La comunidad beduina, que ha recibido el apoyo de diferentes campañas internacionales solidarias, vive un proceso acelerado de limpieza étnica. Todo ello ocurre en Bardala, donde Abu y sus vecinos reciben a la delegación donostiarra, al norte del valle del Jordán.

La gratitud del pueblo palestino es una constante allá donde vayas. Siempre hay un té, un café o unas pastas que ofrecer. En esta ocasión han preparado una paella o maqluba, como se conoce esta sabrosa combinación de arroz, carne y verduras tan presente en estas tierras. "Israel reconoce que somos palestinos. ¿Dónde quedan entonces nuestros derechos para reconstruir nuestras casas?". Las políticas sionistas no solo apuntan contra la agricultura palestina, sino que también tienen como objetivo destruir las importantes conexiones económicas y sociales entre toda la población, según viene observando el veterano beduino.

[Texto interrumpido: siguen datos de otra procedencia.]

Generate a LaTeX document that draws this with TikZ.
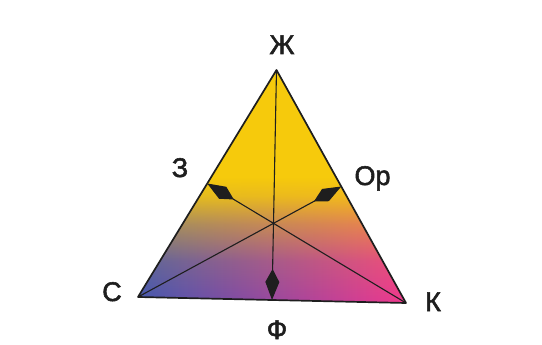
\documentclass[tikz,border=0pt]{standalone}
\usepackage{fontspec}
\newfontfamily\lblfont{Liberation Sans}[FakeBold=2]
\usepackage{xcolor}
\usetikzlibrary{arrows.meta, calc, fadings}
\definecolor{triyellow}{RGB}{246,202,12}
\definecolor{triblue}{RGB}{66,86,178}
\definecolor{tripurple}{RGB}{176,112,182}
\definecolor{trimagenta}{RGB}{240,56,142}
\definecolor{ink}{RGB}{30,30,30}
\pgfdeclareverticalshading{yfadeshade}{100bp}{color(0bp)=(pgftransparent); color(25bp)=(pgftransparent); color(34bp)=(pgftransparent!85); color(42bp)=(pgftransparent!50); color(48bp)=(pgftransparent!12); color(52bp)=(pgftransparent!0); color(100bp)=(pgftransparent!0)}
\tikzfading[name=yellowfade, shading=yfadeshade]
\tikzstyle{lbl} = [
font=\lblfont\fontsize{27}{30}\selectfont,
inner sep=0pt,
anchor=base,
text=ink
]
\tikzstyle{edge} = [
draw=ink,
line width=1.7pt,
line join=round
]
\tikzstyle{arrow} = [
line width=1.1pt,
-{Kite[length=31pt, width=14pt, inset=13pt]},
draw=ink
]

\begin{document}
\begin{tikzpicture}[x=1pt, y=-1pt]
			\useasboundingbox (0,0) rectangle (542,345);
			
			\coordinate (zh) at (276.5,70);
			\coordinate (s) at (138,297);
			\coordinate (k) at (406,303);
			
			\coordinate (z) at ($(zh)!0.5!(s)$);
			\coordinate (op) at ($(zh)!0.5!(k)$);
			\coordinate (f) at ($(s)!0.5!(k)$);
			
			\shade [left color=triblue, middle color=tripurple, right color=trimagenta] (zh) -- (s) -- (k) -- cycle;
			\fill [triyellow, path fading=yellowfade] (zh) -- (s) -- (k) -- cycle;
			
			\draw [arrow] (zh) -- (f);
			\draw [arrow] (k) -- (z);
			\draw [arrow] (s) -- (op);
			
			\draw [edge] (zh) -- (s) -- (k) -- cycle;
			
			\node (lzh) [lbl] at (282,54) {Ж};
			\node (lz) [lbl] at (180,177) {З};
			\node (lop) [lbl] at (372.5,185) {Ор};
			\node (ls) [lbl] at (112,301) {С};
			\node (lk) [lbl] at (433,311) {К};
			\node (lf) [lbl] at (277,339) {Ф};
			
		\end{tikzpicture}
\end{document}
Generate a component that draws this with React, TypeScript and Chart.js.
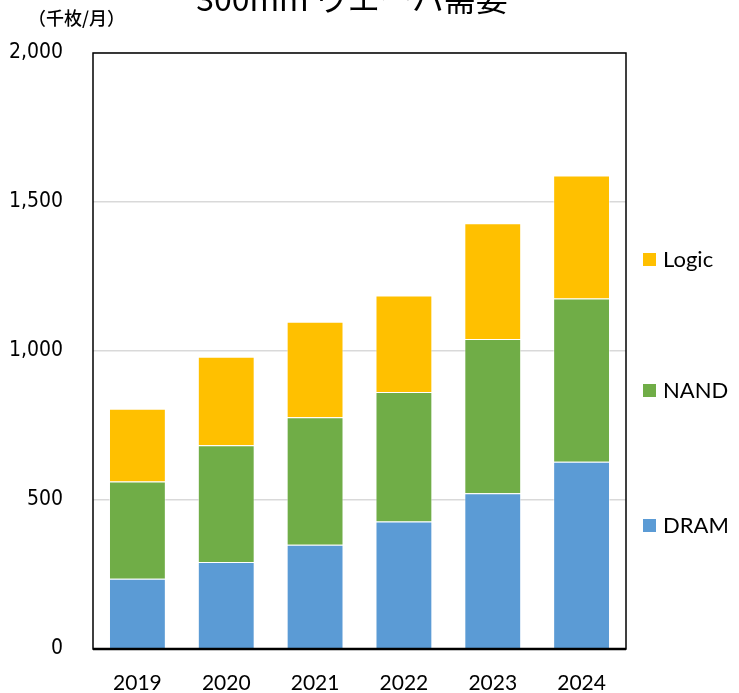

El proyecto de aislamiento y guetización es algo que se puede comprobar durante todo el recorrido a la largo de Cisjordania, donde queda grabado en las retinas el constante saqueo de tierras en beneficio de los colonos judíos. "Nos impiden el acceso a las aguas del río Jordán. Nuestras cisternas son destruidas, y las contaminan con aguas residuales", retoma Sager, que acusa ciertos problemas de salud y quiere dar paso a otras generaciones de luchadores.

A unos cien metros de la zona campestre donde tiene lugar la charla dos niños juegan con palos y tierra mientras su madre abona el campo. El Gobierno israelí impide construir escuelas cercanas para fomentar el aislamiento. Sin prisa pero sin pausa, el objetivo siempre es el mismo: acabar absorbidos por los asentamientos. Los vecinos relatan que han intentado restaurar algunas zonas para ubicar escuelas móviles que el ejército israelí destruye con bulldozer.

No es extraño que la población haya ido cayendo en picado, pasando de los 300.000 habitantes palestinos de otro tiempo a los 55.000 actuales. "Todo esto está ocurriendo a ojos de la comunidad internacional sin que nadie mueva un dedo", denuncia el hombre.

En Bardala la batalla por el agua es feroz, como lo es el amedrentamiento y la persecución. A Kefaya Frehat le obligaron a pagar una multa de casi 2.000 dólares. Su delito: vivir junto a un pozo de agua. El ejército solo busca asustarla, aunque a juzgar por su reacción no parece que vayan a lograr ese objetivo. "Llegaron a casa de madrugada. Me dijeron que tenía que ir a un centro de policía y, cuando me trasladé, ni siquiera sabía de qué me acusaban. Luego me dijeron que era por robar agua. Quieren que me marche, pero no lo haré. Después de aquello, regresé a mi casa y aquí sigo", levanta la voz la mujer, que recibe una salva de aplausos de sus convecinos.

De regreso hacia Ramallah, hacemos un alto en el camino para comprobar la importancia de colaborar con las cooperativas agrícolas, como hace el Ayuntamiento donostiarra con la financiación de proyectos. Nawal Khalil muestra el lugar donde crían 3.200 gallinas. "Hemos recibido el ataque de judíos, que sueltan jabalíes para que destrocen los terrenos y culebras para que piquen a nuestros vecinos". El enésimo ejemplo de la batalla que se libra.

El alcalde de Ramalah, Musa Hadid, recibe a la delegación donostiarra, denunciando ante la comunidad internacional el proyecto sionista de expansión. Habla del bloqueo de productos israelíes. "¿Acaso debo pagar el coste de la bala que mata a mi hijo?", se pregunta frente a los integrantes de la delegación. "Anhelamos vivir en paz con el Estado de Israel, pero si las cosas continúan así no va a ser posible. Europa tiene que jugar un papel más activo en defensa de los derechos humanos porque lo peor es sentirte esclavo de otro ser". Levantando la cabeza y a preguntas de este periódico, el regidor responde alto y claro: "Solo necesitamos una cosa, que se cumpla una sola resolución de Naciones Unidas".